Section 2. Special Committees. The Board of Directors may create Special Committees in order to carry out its work. Such committees may be led by any LJAA member in good standing, and may contain both Board and non-Board members.

Article VIII. Sales of Art Work.

Section 1. Origin of Sales. All sales generated at an LJAA exhibition venue must be through payments made to the La Jolla Art Association. LJAA will charge appropriate sales taxes on the purchase, collect a commission for the sale, and remunerate the artist with the net proceeds from the sale.

Section 2. Generated Sales. All sales generated as a result of exhibition at an LJAA venue, and within thirty days of the last day of the exhibition, must be reported to LJAA, and the artist is responsible to pay LJAA the commission established by the Board.

Section 3. Commission Rates. The Board of Directors is authorized to set the commission rate for each venue. In no case, however, shall the commission rate exceed 50% of the retail price.

Section 4. Members' Right to Sell.

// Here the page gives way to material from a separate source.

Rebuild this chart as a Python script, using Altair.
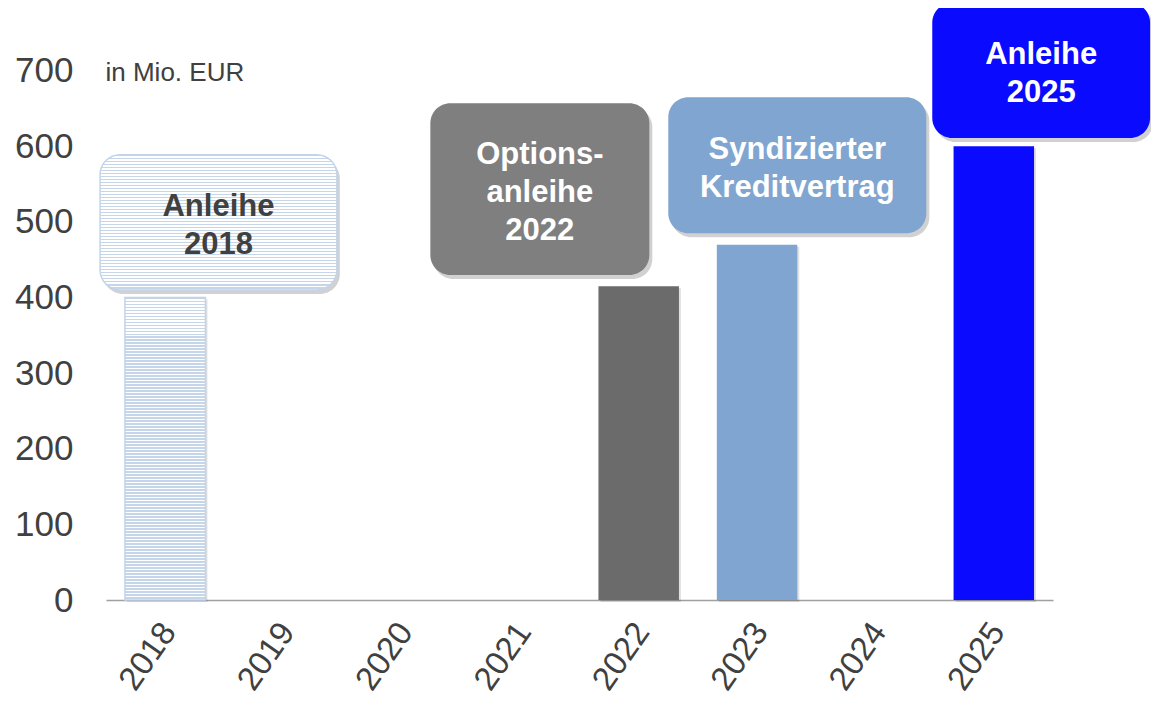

Active Members shall only be entitled to offer their works for sale at an LJAA venue if they are in compliance with the terms of membership, and if they have provided LJAA with a Tax Identification number. The Board of Directors will take appropriate measures to ensure the safety and privacy of such information.

Article IX. Parliamentary Authority. The rules contained in the current edition of Robert's Rules of Order Newly Revised shall govern the LJAA in all cases to which they are applicable and in which they are not inconsistent with these Bylaws and the Rules of Order adopted by the LJAA.

The Rules of Order may be suspended by a two-thirds vote at any regular or special Board meeting, or by a two-thirds vote at any regular or special Membership Meeting.

Article X. Amendment of Bylaws. These Bylaws may be amended at any regular or special Membership Meeting of the LJAA by a two-thirds vote, provided that the amendment has been submitted in writing and distributed by means approved by the Board of Directors to the membership no less than thirty days before the date of the meeting.